Provided records:
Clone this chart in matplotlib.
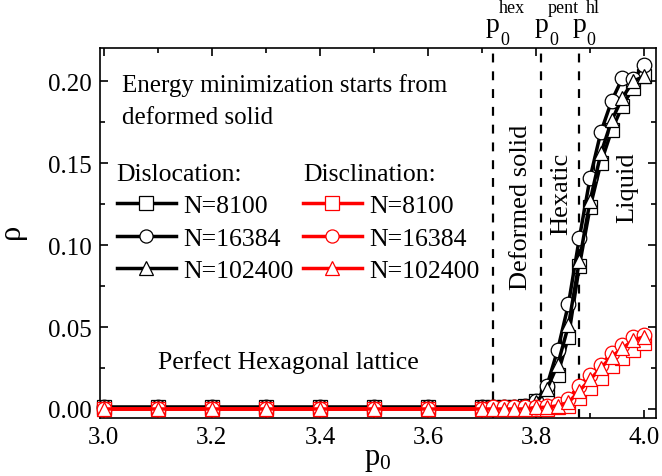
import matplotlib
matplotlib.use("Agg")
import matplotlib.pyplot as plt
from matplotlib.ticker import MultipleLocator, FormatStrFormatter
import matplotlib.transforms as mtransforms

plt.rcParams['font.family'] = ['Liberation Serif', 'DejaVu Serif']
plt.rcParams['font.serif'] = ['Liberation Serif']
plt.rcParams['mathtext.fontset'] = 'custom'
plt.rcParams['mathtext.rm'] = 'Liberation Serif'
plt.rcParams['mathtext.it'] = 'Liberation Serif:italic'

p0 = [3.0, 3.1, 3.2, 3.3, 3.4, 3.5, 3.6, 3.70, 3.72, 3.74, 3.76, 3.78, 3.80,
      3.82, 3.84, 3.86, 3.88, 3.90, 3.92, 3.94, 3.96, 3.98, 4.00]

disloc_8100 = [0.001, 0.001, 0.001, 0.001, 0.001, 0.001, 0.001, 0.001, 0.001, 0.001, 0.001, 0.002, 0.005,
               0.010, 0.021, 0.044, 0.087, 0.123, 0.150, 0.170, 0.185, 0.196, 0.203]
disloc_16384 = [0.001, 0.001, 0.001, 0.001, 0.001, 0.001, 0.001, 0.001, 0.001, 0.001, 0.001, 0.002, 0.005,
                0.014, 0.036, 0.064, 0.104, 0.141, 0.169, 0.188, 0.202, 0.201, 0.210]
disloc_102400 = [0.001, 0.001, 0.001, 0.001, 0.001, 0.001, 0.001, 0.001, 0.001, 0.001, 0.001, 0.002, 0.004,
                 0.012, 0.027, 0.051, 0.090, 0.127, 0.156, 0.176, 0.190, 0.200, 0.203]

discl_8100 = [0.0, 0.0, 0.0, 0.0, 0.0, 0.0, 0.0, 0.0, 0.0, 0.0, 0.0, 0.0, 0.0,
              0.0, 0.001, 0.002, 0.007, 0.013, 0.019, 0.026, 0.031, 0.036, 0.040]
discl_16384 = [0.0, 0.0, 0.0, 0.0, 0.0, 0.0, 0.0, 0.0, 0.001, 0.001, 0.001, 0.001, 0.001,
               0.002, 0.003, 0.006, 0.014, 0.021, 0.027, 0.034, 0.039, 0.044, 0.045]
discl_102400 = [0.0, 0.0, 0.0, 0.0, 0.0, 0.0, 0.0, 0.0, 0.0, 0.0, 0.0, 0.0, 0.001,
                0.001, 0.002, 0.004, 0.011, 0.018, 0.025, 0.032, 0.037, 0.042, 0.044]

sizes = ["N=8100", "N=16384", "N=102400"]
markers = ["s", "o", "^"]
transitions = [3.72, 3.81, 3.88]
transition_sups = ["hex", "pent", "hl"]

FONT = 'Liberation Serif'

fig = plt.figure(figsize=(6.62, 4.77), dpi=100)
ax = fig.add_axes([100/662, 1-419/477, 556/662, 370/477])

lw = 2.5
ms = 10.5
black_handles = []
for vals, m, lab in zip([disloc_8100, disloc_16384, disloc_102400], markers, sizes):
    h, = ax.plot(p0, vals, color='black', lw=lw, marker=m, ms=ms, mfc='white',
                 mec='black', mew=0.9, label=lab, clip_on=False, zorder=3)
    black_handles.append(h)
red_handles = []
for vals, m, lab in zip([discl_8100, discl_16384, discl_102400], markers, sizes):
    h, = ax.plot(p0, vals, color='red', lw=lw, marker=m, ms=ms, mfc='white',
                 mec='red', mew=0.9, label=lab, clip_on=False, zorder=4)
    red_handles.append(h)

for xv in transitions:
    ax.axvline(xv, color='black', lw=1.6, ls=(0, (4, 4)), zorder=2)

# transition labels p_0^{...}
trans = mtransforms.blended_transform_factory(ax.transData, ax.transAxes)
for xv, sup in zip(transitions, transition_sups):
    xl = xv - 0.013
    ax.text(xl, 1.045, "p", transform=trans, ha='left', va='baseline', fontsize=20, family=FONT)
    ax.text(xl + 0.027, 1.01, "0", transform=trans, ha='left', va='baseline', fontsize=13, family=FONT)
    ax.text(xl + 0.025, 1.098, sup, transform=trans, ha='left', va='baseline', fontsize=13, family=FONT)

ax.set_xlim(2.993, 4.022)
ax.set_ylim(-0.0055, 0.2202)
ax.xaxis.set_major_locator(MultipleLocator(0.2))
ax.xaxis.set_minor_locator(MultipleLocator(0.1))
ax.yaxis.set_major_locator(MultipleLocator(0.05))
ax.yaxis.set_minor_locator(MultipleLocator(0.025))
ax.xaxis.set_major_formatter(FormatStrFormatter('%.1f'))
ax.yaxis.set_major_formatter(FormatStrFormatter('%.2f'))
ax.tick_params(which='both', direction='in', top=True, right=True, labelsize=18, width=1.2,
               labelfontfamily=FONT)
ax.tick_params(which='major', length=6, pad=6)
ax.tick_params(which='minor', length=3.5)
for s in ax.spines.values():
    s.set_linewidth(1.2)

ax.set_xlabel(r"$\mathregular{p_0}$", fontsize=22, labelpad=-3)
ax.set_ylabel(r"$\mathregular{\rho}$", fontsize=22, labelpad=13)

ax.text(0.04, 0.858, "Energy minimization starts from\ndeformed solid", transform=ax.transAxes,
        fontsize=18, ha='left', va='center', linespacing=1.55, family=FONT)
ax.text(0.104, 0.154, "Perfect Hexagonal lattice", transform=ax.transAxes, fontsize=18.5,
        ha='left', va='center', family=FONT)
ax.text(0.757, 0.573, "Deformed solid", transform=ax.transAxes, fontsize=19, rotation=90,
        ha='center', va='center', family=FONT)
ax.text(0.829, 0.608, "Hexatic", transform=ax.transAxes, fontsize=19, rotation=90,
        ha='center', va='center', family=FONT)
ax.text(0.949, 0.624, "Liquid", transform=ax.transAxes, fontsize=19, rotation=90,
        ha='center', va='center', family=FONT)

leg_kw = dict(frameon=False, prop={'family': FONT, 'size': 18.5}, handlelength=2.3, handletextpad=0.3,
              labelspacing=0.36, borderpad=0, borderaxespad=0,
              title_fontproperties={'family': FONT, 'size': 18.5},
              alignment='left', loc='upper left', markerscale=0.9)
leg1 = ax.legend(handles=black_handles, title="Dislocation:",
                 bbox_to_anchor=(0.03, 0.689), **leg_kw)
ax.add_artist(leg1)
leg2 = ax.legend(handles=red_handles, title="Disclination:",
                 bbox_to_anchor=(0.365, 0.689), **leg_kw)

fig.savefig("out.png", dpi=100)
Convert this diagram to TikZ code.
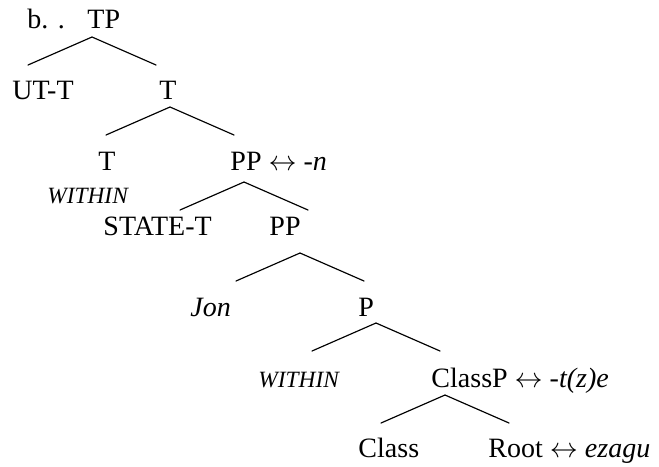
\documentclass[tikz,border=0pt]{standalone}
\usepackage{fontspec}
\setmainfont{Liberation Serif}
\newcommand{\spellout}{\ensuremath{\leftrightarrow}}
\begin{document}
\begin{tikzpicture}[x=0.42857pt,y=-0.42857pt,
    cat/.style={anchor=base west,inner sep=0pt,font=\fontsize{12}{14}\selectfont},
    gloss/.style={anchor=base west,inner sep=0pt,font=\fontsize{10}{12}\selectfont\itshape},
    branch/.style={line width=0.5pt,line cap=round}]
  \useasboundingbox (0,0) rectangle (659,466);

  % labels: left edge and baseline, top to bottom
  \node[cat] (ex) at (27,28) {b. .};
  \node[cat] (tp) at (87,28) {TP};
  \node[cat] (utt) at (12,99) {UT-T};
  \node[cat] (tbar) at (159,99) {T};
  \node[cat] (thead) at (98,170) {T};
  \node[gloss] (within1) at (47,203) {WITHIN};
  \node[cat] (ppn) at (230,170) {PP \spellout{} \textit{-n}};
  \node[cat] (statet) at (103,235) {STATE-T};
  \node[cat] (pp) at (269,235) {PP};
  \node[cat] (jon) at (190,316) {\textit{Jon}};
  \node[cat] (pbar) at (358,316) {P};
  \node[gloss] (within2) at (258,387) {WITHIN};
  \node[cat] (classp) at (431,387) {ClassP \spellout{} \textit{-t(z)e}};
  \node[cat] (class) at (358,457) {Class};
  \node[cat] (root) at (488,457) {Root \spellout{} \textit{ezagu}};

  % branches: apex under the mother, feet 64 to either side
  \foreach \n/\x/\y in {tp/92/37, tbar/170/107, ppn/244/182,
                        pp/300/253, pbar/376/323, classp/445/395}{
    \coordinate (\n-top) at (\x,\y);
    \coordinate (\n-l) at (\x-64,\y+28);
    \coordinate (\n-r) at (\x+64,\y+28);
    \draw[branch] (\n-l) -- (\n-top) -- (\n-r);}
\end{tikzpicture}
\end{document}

Written instruction: Please return, exactly as written, the lines from the first line of the records above through the line containing "0.190, 0.200, 0.203]", both included, leaving out any pictures.

Exercise result:
Clone this chart in matplotlib.
import matplotlib
matplotlib.use("Agg")
import matplotlib.pyplot as plt
from matplotlib.ticker import MultipleLocator, FormatStrFormatter
import matplotlib.transforms as mtransforms

plt.rcParams['font.family'] = ['Liberation Serif', 'DejaVu Serif']
plt.rcParams['font.serif'] = ['Liberation Serif']
plt.rcParams['mathtext.fontset'] = 'custom'
plt.rcParams['mathtext.rm'] = 'Liberation Serif'
plt.rcParams['mathtext.it'] = 'Liberation Serif:italic'

p0 = [3.0, 3.1, 3.2, 3.3, 3.4, 3.5, 3.6, 3.70, 3.72, 3.74, 3.76, 3.78, 3.80,
      3.82, 3.84, 3.86, 3.88, 3.90, 3.92, 3.94, 3.96, 3.98, 4.00]

disloc_8100 = [0.001, 0.001, 0.001, 0.001, 0.001, 0.001, 0.001, 0.001, 0.001, 0.001, 0.001, 0.002, 0.005,
               0.010, 0.021, 0.044, 0.087, 0.123, 0.150, 0.170, 0.185, 0.196, 0.203]
disloc_16384 = [0.001, 0.001, 0.001, 0.001, 0.001, 0.001, 0.001, 0.001, 0.001, 0.001, 0.001, 0.002, 0.005,
                0.014, 0.036, 0.064, 0.104, 0.141, 0.169, 0.188, 0.202, 0.201, 0.210]
disloc_102400 = [0.001, 0.001, 0.001, 0.001, 0.001, 0.001, 0.001, 0.001, 0.001, 0.001, 0.001, 0.002, 0.004,
                 0.012, 0.027, 0.051, 0.090, 0.127, 0.156, 0.176, 0.190, 0.200, 0.203]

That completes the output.